Hong Kong Veterans Commemorative Association
For many Europeans, the war did not end in Berlin in May 1945. Indeed, masses of German PoWs were marched off to Soviet work camps in Siberia and elsewhere, only to die lonely deaths far from their homes.

Theirs is not the only story of continued suffering and death on the continent.

In his 2012 book Savage Continent: Europe in the Aftermath of World War II, British author Keith Lowe said postwar Europe was for years as much a cauldron of hate, murder and despair as it had been during Nazi Germany’s reign.

The US$13.3-billion reconstruction of Europe (more than $100 billion today) under a plan devised by U.S. secretary of state and former general George C. Marshall, notwithstanding, violence continued long after peace was declared, said Lowe.

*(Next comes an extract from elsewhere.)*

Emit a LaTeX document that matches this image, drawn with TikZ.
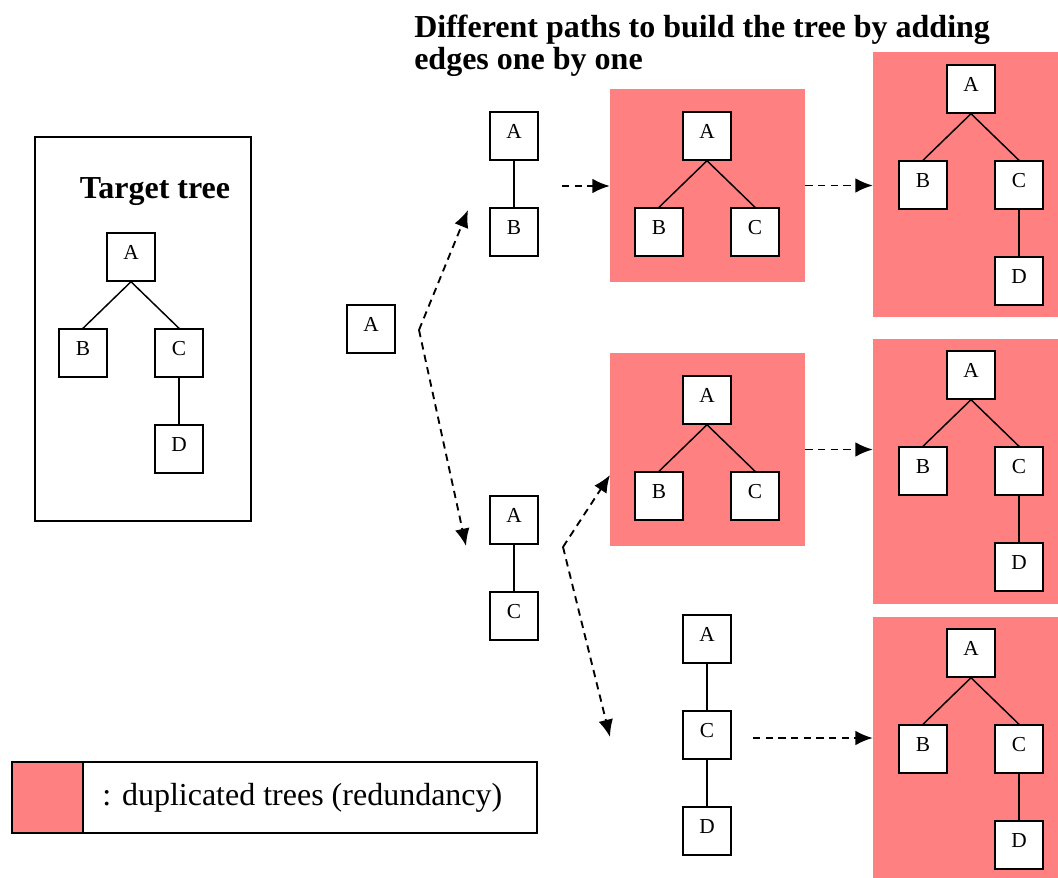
\documentclass[tikz,border=0pt]{standalone}
\usepackage{fontspec}
\setmainfont{Liberation Serif}
\usetikzlibrary{arrows.meta, positioning, calc, fit}
\definecolor{dupred}{RGB}{255,128,128}

\begin{document}
\begin{tikzpicture}[x=0.75pt, y=-0.75pt,
    box/.style={draw, fill=white, line width=1.1pt, minimum size=36pt, inner sep=0pt,
        font=\fontsize{16}{18}\selectfont, text height=11pt, text depth=7pt},
    edge/.style={line width=1.1pt},
    dup/.style={fill=dupred, inner sep=0pt},
    move/.style={line width=1.4pt, dash pattern=on 5.5pt off 4pt,
        -{Latex[length=13pt,width=11pt]}},
    heading/.style={font=\fontsize{24}{24}\selectfont\bfseries, align=left}]
\useasboundingbox (0,0) rectangle (1058,878);
% Title
\node[heading, anchor=north west, inner sep=0pt] (title) at (414,15)
    {Different paths to build the tree by adding\\edges one by one};
% Target tree frame
\draw[line width=1.2pt] (35,137) rectangle (251,521);
\node[heading] (target) at (155,192) {Target tree};
% Duplicated (red) areas
\node[dup, fit={(610,89) (805,282)}] (dup1) {};
\node[dup, fit={(873,52) (1058,317)}] (dup2) {};
\node[dup, fit={(610,353) (805,546)}] (dup3) {};
\node[dup, fit={(873,339) (1058,604)}] (dup4) {};
\node[dup, fit={(873,617) (1058,878)}] (dup5) {};
% Full trees A-B, A-C, C-D
\foreach \tr/\x/\y in {t/131/257, q/971/89, r/971/375, s/971/653} {
    \node[box] (\tr-a) at (\x,\y) {A};
    \node[box] (\tr-b) at (\x-48,\y+96) {B};
    \node[box] (\tr-c) at (\x+48,\y+96) {C};
    \node[box] (\tr-d) at (\x+48,\y+192) {D};
    \draw[edge] (\tr-a.south) -- (\tr-b.north);
    \draw[edge] (\tr-a.south) -- (\tr-c.north);
    \draw[edge] (\tr-c.south) -- (\tr-d.north);
}
% Trees A-B, A-C
\foreach \tr/\x/\y in {u/707/136, v/707/400} {
    \node[box] (\tr-a) at (\x,\y) {A};
    \node[box] (\tr-b) at (\x-48,\y+96) {B};
    \node[box] (\tr-c) at (\x+48,\y+96) {C};
    \draw[edge] (\tr-a.south) -- (\tr-b.north);
    \draw[edge] (\tr-a.south) -- (\tr-c.north);
}
% Single root
\node[box] (root) at (371,329) {A};
% Chains
\node[box] (ab-a) at (514,136) {A};
\node[box] (ab-b) at (514,232) {B};
\draw[edge] (ab-a) -- (ab-b);
\node[box] (ac-a) at (514,520) {A};
\node[box] (ac-c) at (514,616) {C};
\draw[edge] (ac-a) -- (ac-c);
\node[box] (acd-a) at (707,639) {A};
\node[box] (acd-c) at (707,735) {C};
\node[box] (acd-d) at (707,831) {D};
\draw[edge] (acd-a) -- (acd-c);
\draw[edge] (acd-c) -- (acd-d);
% Steps
\coordinate (fork1) at (419,330);
\coordinate (up1) at (468,210);
\coordinate (down1) at (466,546);
\draw[move] (fork1) -- (up1);
\draw[move] (fork1) -- (down1);
\coordinate (fork2) at (563,547);
\coordinate (up2) at (610,475);
\coordinate (down2) at (610,737);
\draw[move] (fork2) -- (up2);
\draw[move] (fork2) -- (down2);
\coordinate (step1) at (562,186);
\draw[move] (step1) -- (step1 -| dup1.west);
\draw[move] (dup1.east) -- (dup1.east -| dup2.west);
\draw[move] (dup3.east) -- (dup3.east -| dup4.west);
\coordinate (step2) at (753,738);
\draw[move] (step2) -- (step2 -| dup5.west);
% Legend
\node[draw, fill=dupred, line width=1.2pt, fit={(12,762) (83,833)}, inner sep=0pt] (swatch) {};
\node[draw, line width=1.2pt, fit={(83,762) (537,833)}, inner sep=0pt] (legend) {};
\node[anchor=west, inner sep=0pt, font=\fontsize{24}{28}\selectfont] (legendtext)
    at ([xshift=15pt]legend.west) {: duplicated trees (redundancy)};
\end{tikzpicture}
\end{document}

Hidden behind the larger Allied-Axis conflict in Europe were dozens of “more local wars” based on class, politics, race and nationalism.

“It is difficult to convey in meaningful terms the scale of the wreckage caused by the Second World War,” Lowe wrote. “The immediate postwar period is one of the most important times in our recent history.

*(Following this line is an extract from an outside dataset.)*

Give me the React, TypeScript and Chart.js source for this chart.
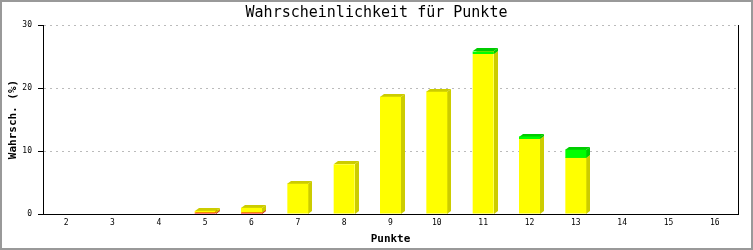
import React, { useEffect, useRef } from 'react';
import { Chart, registerables } from 'chart.js';

Chart.register(...registerables);

const categories = ['2', '3', '4', '5', '6', '7', '8', '9', '10', '11', '12', '13', '14', '15', '16'];
const redValues = [0, 0, 0, 0.2, 0.2, 0, 0, 0, 0, 0, 0, 0, 0, 0, 0];
const yellowValues = [0, 0, 0, 0.3, 0.78, 4.8, 7.9, 18.6, 19.4, 25.4, 11.9, 8.9, 0, 0, 0];
const greenValues = [0, 0, 0, 0, 0, 0, 0, 0, 0, 0.4, 0.4, 1.3, 0, 0, 0];
const yTicks = [0, 10, 20, 30];

const frontColors = ['#ff0000', '#ffff00', '#00ff00'];
const sideColors = ['#cc0000', '#cccc00', '#00cc00'];

const bar3d = {
  id: 'bar3d',
  beforeDatasetsDraw(chart: any) {
    const ctx = chart.ctx;
    const dx = 4;
    const dy = 3;
    ctx.save();
    chart.data.datasets.forEach((ds: any, di: number) => {
      const meta = chart.getDatasetMeta(di);
      meta.data.forEach((el: any, i: number) => {
        const v = ds.data[i];
        if (!v) return;
        const { x, y, base, width } = el.getProps(['x', 'y', 'base', 'width'], true);
        const l = Math.round(x - width / 2);
        const r = Math.round(x + width / 2);
        const t = Math.round(Math.min(y, base));
        const b = Math.round(Math.max(y, base));
        ctx.fillStyle = sideColors[di];
        ctx.beginPath();
        ctx.moveTo(r, t);
        ctx.lineTo(r + dx, t - dy);
        ctx.lineTo(r + dx, b - dy);
        ctx.lineTo(r, b);
        ctx.closePath();
        ctx.fill();
        ctx.beginPath();
        ctx.moveTo(l, t);
        ctx.lineTo(l + dx, t - dy);
        ctx.lineTo(r + dx, t - dy);
        ctx.lineTo(r, t);
        ctx.closePath();
        ctx.fill();
      });
    });
    ctx.restore();
  },
};

const frame = {
  id: 'frame',
  afterDraw(chart: any) {
    const ctx = chart.ctx;
    ctx.save();
    ctx.strokeStyle = '#999999';
    ctx.lineWidth = 2;
    ctx.strokeRect(1, 1, chart.width - 2, chart.height - 2);
    ctx.restore();
  },
};

export default function App() {
  const ref = useRef<HTMLCanvasElement>(null);

  useEffect(() => {
    document.body.style.margin = '0';
    const canvas = ref.current;
    if (!canvas) return;
    const mono = 'DejaVu Sans Mono';
    const chart = new Chart(canvas, {
      type: 'bar',
      data: {
        labels: categories,
        datasets: [
          { data: redValues, backgroundColor: frontColors[0], borderWidth: 0, stack: 's', inflateAmount: 0 },
          { data: yellowValues, backgroundColor: frontColors[1], borderWidth: 0, stack: 's', inflateAmount: 0 },
          { data: greenValues, backgroundColor: frontColors[2], borderWidth: 0, stack: 's', inflateAmount: 0 },
        ],
      },
      options: {
        animation: false,
        responsive: false,
        devicePixelRatio: 1,
        layout: { padding: 0 },
        datasets: { bar: { categoryPercentage: 0.453, barPercentage: 1 } },
        plugins: {
          legend: { display: false },
          tooltip: { enabled: false },
          title: {
            display: true,
            text: 'Wahrscheinlichkeit für Punkte',
            color: '#000',
            font: { family: mono, size: 15, weight: 'normal' },
            padding: { top: 4, bottom: 3 },
          },
        },
        scales: {
          x: {
            stacked: true,
            grid: { display: false, drawTicks: false },
            border: { display: true, color: '#000', width: 1 },
            ticks: { color: '#000', font: { family: mono, size: 8 }, padding: 4, maxRotation: 0, autoSkip: false },
            title: {
              display: true,
              text: 'Punkte',
              color: '#000',
              font: { family: mono, size: 11, weight: 'bold' },
              padding: { top: 0, bottom: 4 },
            },
            afterFit: (s: any) => { s.height = 36; },
          },
          y: {
            stacked: true,
            min: 0,
            max: 30,
            afterBuildTicks: (s: any) => { s.ticks = yTicks.map((v) => ({ value: v })); },
            grid: {
              color: (c: any) => (c.tick && c.tick.value === 0 ? 'rgba(0,0,0,0)' : '#bbbbbb'),
              tickColor: '#000',
              tickLength: 5,
              tickBorderDash: [1, 0],
              lineWidth: 1,
            },
            border: { display: true, color: '#000', width: 1, dash: [2, 4] },
            ticks: { color: '#000', font: { family: mono, size: 8 }, padding: 6 },
            title: {
              display: true,
              text: 'Wahrsch. (%)',
              color: '#000',
              font: { family: mono, size: 11, weight: 'bold' },
              padding: { top: 7, bottom: 0 },
            },
            afterFit: (s: any) => { s.width = 43; },
          },
          y2: {
            position: 'right',
            min: 0,
            max: 30,
            grid: { drawOnChartArea: false, drawTicks: false },
            border: { display: true, color: '#000', width: 1 },
            ticks: { display: false },
            afterFit: (s: any) => { s.width = 15; },
          },
        },
      },
      plugins: [bar3d, frame],
    } as any);
    return () => chart.destroy();
  }, []);

  return (
    <div style={{ width: 753, height: 250 }}>
      <canvas ref={ref} width={753} height={250} />
    </div>
  );
}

“It was during this violent, vengeful time that many of our hopes, aspirations, prejudices and resentments first took shape. Anyone who truly wants to understand Europe as it is today must first have an understanding of what occurred here during this crucial formative period.”

Vengeance, Lowe wrote, is “a thread in virtually every event that took place, from the arrest of Nazis and their collaborators to the wording of the postwar treaties that shaped Europe for the decades to come.”

It was a different postwar world in Asia, where defeat brought profound shame, at least at the time, and the Japanese islands were largely insulated from retribution. U.S. General Douglas MacArthur was appointed to oversee the country’s reconstruction and reinvention, and it thrived in spite of its sorry human-rights record.

Ferguson determined that a third of American PoWs died in Japanese hands, along with a quarter of British and Commonwealth PoWs held by the Japanese, who considered surrender dishonorable and did not recognize the Geneva Conventions.

According to the Canadian Museum of Human Rights, the dead included 272 of 1,685 Canadians captured in the 1941 defence of Hong Kong.

The rest of the numbers reflect the attitudes of the times—historically and ethnically, Germany had more in common with its adversaries in the West than it did with those to the East, and even in its own backyard. It therefore generally respected the Geneva Conventions when it came to American, British and Commonwealth PoWs.

Ferguson reports 1.19 per cent of American PoWs held by Germany died. The figure for British and Commonwealth PoWs, including Canadians, held by Germany was 3.5 per cent. Just .03 per cent of German prisoners died in British hands, along with 0.15 per cent taken by the Americans.

In the grand scheme, the number of Japanese PoWs were negligible—if they didn’t die in battle, many committed hari-kari before they could be captured. At any rate, U.S. Marines were less inclined to take prisoners during fighting in the hellholes of Saipan, Okinawa and Iwo Jima.

Bruno Dey, 93, was an SS guard in a concentration camp at Stutthof, Poland. He is pictured in the regional court in Hamburg, Germany, on Oct. 17, 2019, where he faced trial on charges of aiding and abetting the murder of 5,230 prisoners.
Daniel Bockwoldt/AP
For hundreds more Axis personnel, formal retribution came legally in the form of war crimes trials and convictions, with penalties that included life imprisonments and death by hanging or firing squads.

The current Hamburg trial of Bruno Dey, a 93-year-old former SS guard who stands accused of aiding and abetting the murder of 5,230 prisoners at the Stutthof concentration camp in Poland in 1944-45, may be the last Second World War war-crimes case to go before a judge. Notorious for making soap from human fat, the camp was responsible for some 65,000 deaths, 28,000 of them Jews.